Le mea culpa de Macron sur la Libye : sincérité ou opportunisme ?

Le président Emmanuel Macron parle à la presse en présence du président du Conseil présidentiel libyen, Mohammed El-Menfi, et de son vice-président, Moussa Al-Koni, après leur entretien au palais de l’Élysée, le 23 mars 2021, à Paris

Le 23 mars, alors qu’il recevait le nouveau président libyen, Mohammed El-Menfi, Emmanuel Macron a reconnu que la France avait une “dette” envers le pays à la suite de l’intervention armée de 2011. Mais est-ce là un aveu honnête, ou faut-il y voir la défense d’intérêts secrets, s’interroge L’Observateur Paalga ?
“Nous avons une dette à l’égard de la Libye et des Libyens”. C’est ce que le président français, Emmanuel Macron, a affirmé mardi dernier à l’issue d’une audience accordée au président du Conseil présidentiel libyen, Mohammed El-Menfi.

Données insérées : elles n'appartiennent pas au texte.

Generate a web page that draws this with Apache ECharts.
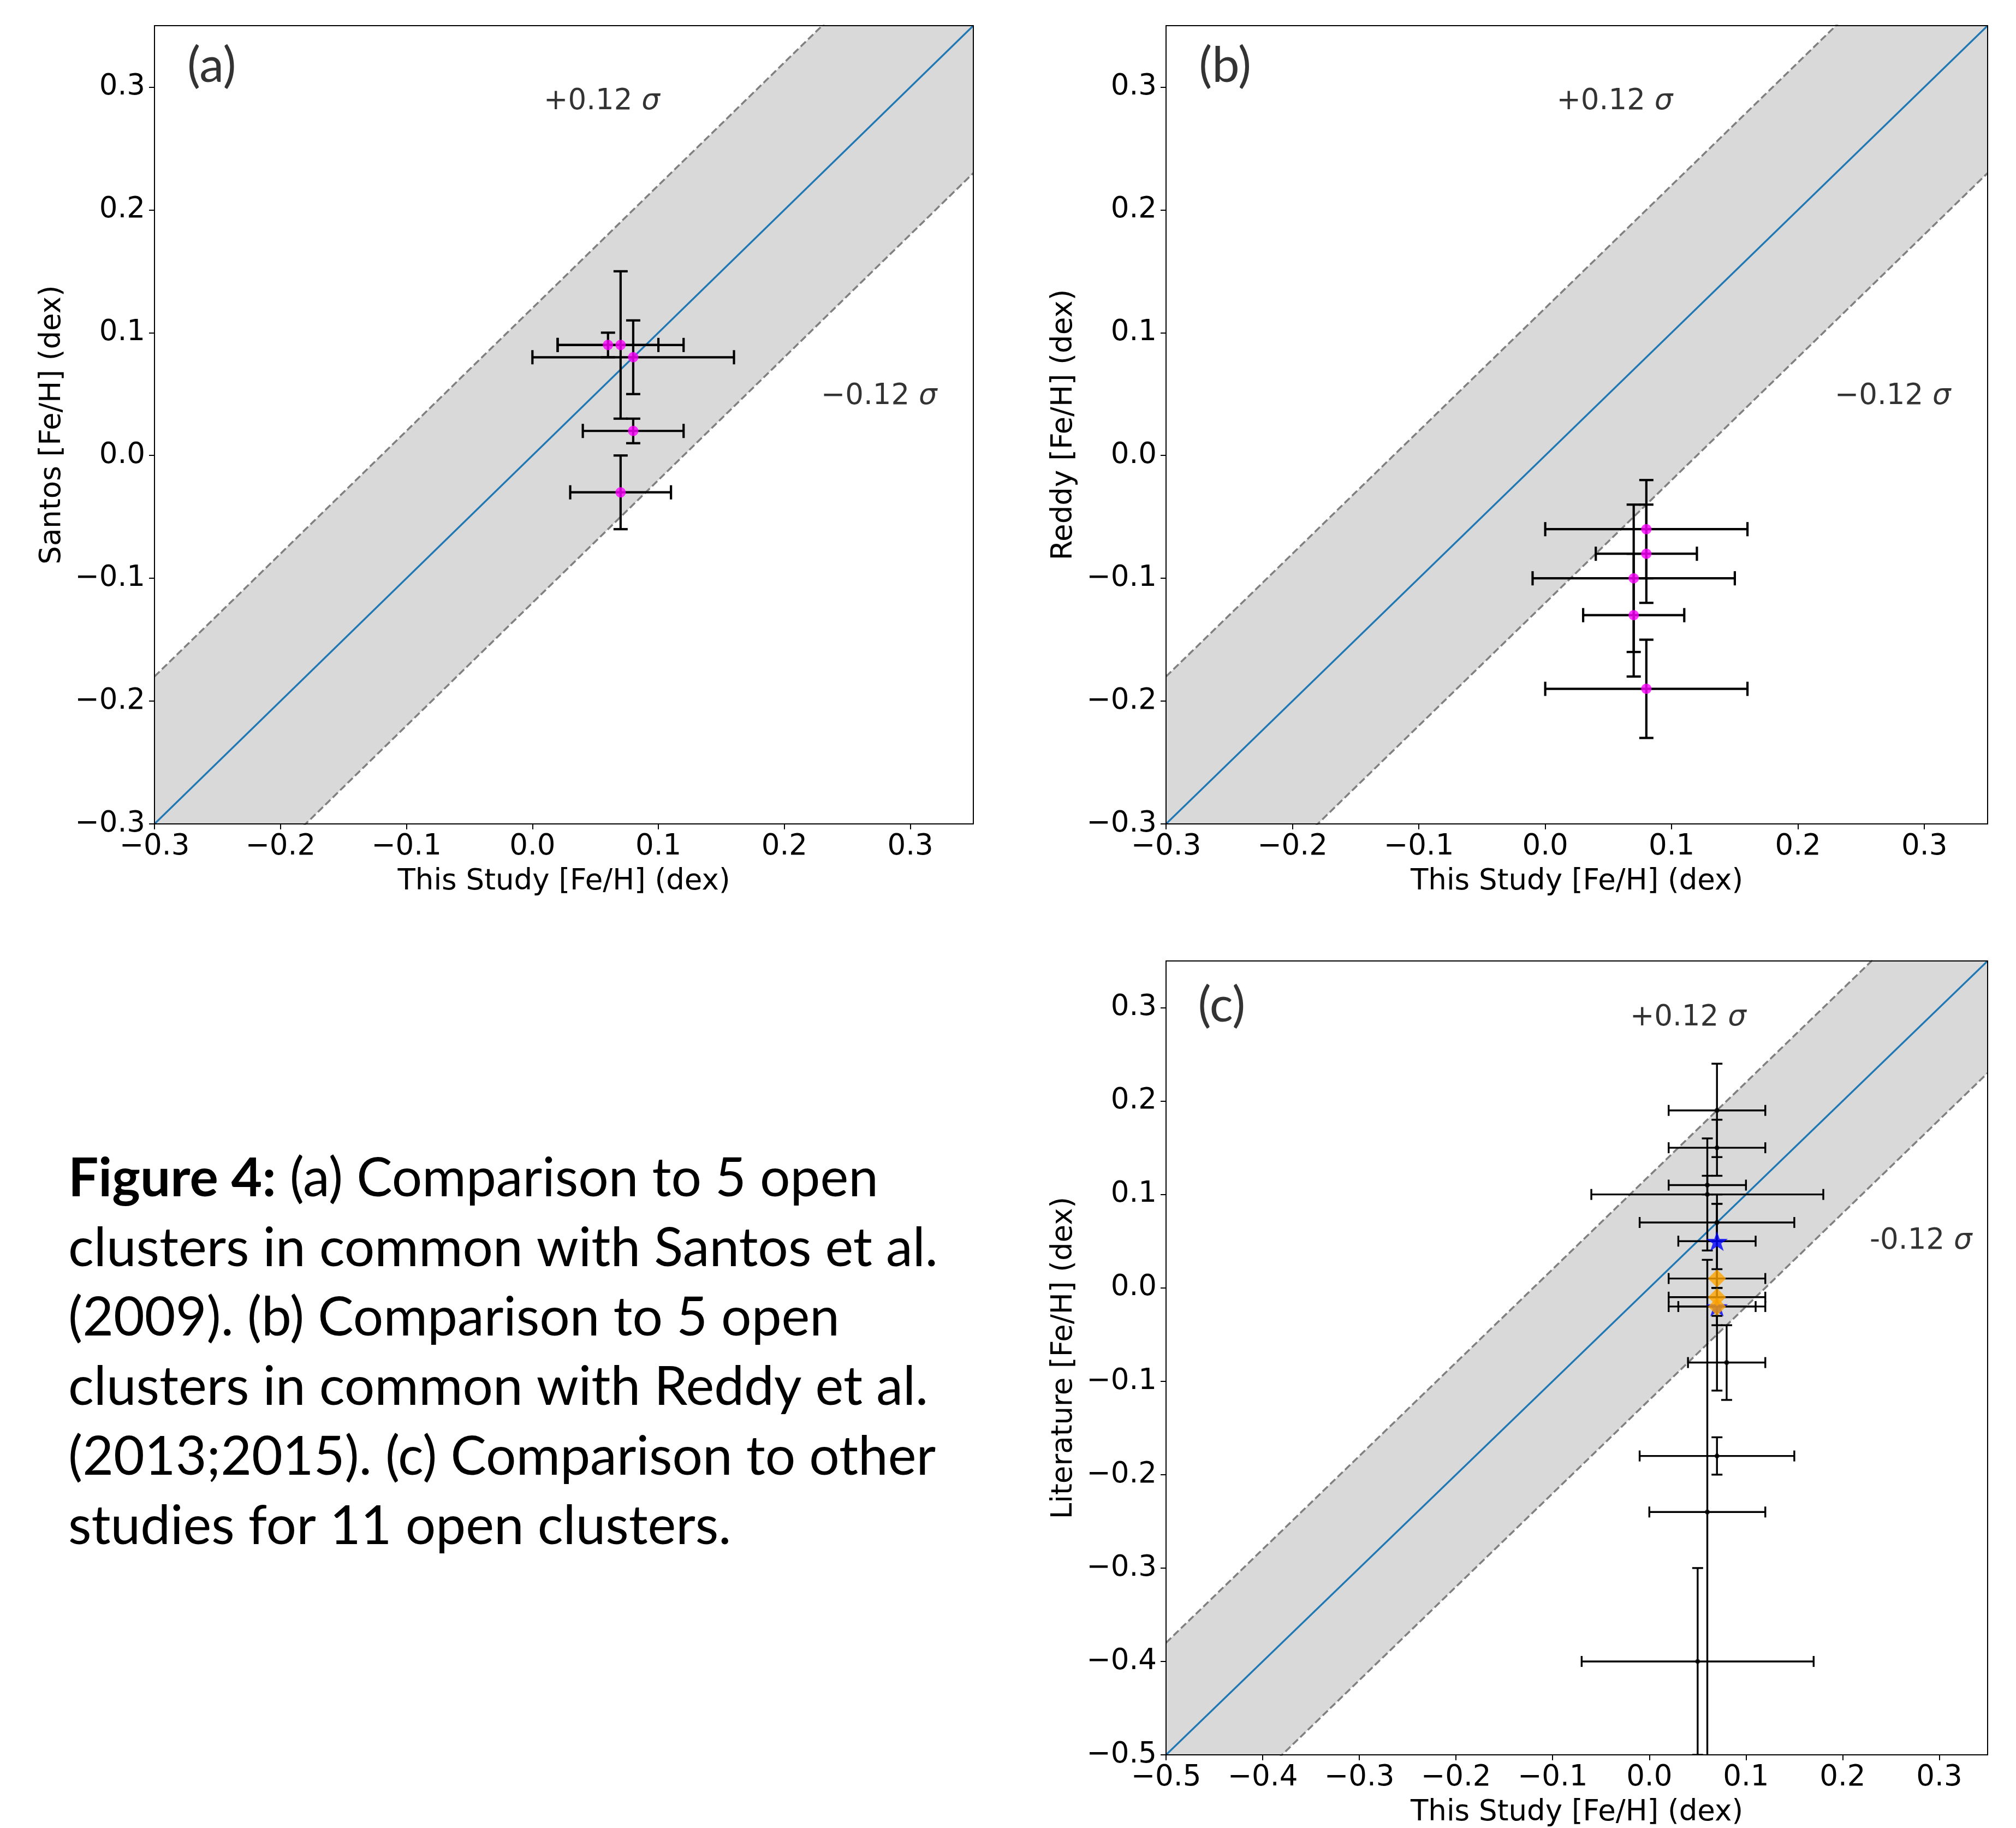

En disant cela, le locataire de l’Élysée reconnaît la responsabilité de l’Hexagone dans le chaos qui s’est installé dans le pays après l’intervention occidentale et particulièrement française qui, en 2011, avait débouché sur l’assassinat du colonel Kadhafi [au pouvoir depuis 1969 dans le pays, il avait été renversé par son peuple et l’intervention armée occidentale]. Au nom du “respect des droits de l’homme”, Nicolas Sarkozy avait alors sauté pieds joints dans le conflit interlibyen, même si tout semble indiquer qu’il avait des raisons personnelles d’en vouloir au Guide, après lui avoir goulûment léché la main.
Une décennie plus tard, le pays est toujours un grand bazar où sévissent une multitude de milices et de groupes armés. Une instabilité qui a du reste franchi les frontières pour submerger la bande sahélo-saharienne qui, du fait de l’explosion de l’État libyen, se trouve désormais en proie à une insécurité endémique.
En fait, ce n’est pas la première fois que Jupiter reconnaît une certaine responsabilité française dans l’imbroglio libyen : déjà à Alger en 2017, pendant une conférence de presse donnée quelques mois après son élection, il reconnaissait que “l’intervention occidentale en Libye était une erreur”. Confession similaire en 2018, cette fois à Tunis, où il avait qualifié ladite opération militaire de “grave erreur”.
L’acte de contrition présidentiel n’est donc pas nouveau en soi. Fait notable cependant, il intervient au moment où, après dix ans de confrontations armées entre le gouvernement d’union nationale de Fayez Al-Sarraj et les troupes du maréchal Haftar, l’homme fort de l’Est libyen, une transition pacifique est en train de se mettre en place avec un gouvernement unifié qui a obtenu le 10 mars dernier la confiance du Parlement. Un nouvel exécutif bien décidé à remplir sa mission principale qui demeure l’organisation d’élections d’ici au 24 décembre 2021. C’est d’ailleurs cette embellie politique qui a décidé Paris à rouvrir à Tripoli son ambassade fermée depuis 2014.
*Opportunisme politique ?
On peut néanmoins se demander si c’est par simple bienveillance qu’Emmanuel Macron promet un soutien complet aux nouvelles autorités, lui qui dans un passé encore récent jouait un jeu trouble en soutenant, en toute discrétion bien sûr, l’ambitieux maréchal.
En vérité, en se rapprochant des nouvelles autorités de Tripoli, Paris pousse ses propres pions sur l’échiquier d’une Libye en cours de reconstruction dans l’espoir d’y jouer les premiers rôles, particulièrement pour les nombreux marchés qui se profilent à l’horizon. C’est donc une guerre à fleuret moucheté qui se joue entre Français, Italiens, Russes et Turcs. Alors les immenses réserves libyennes d’or noir valent bien un mea culpa présidentiel.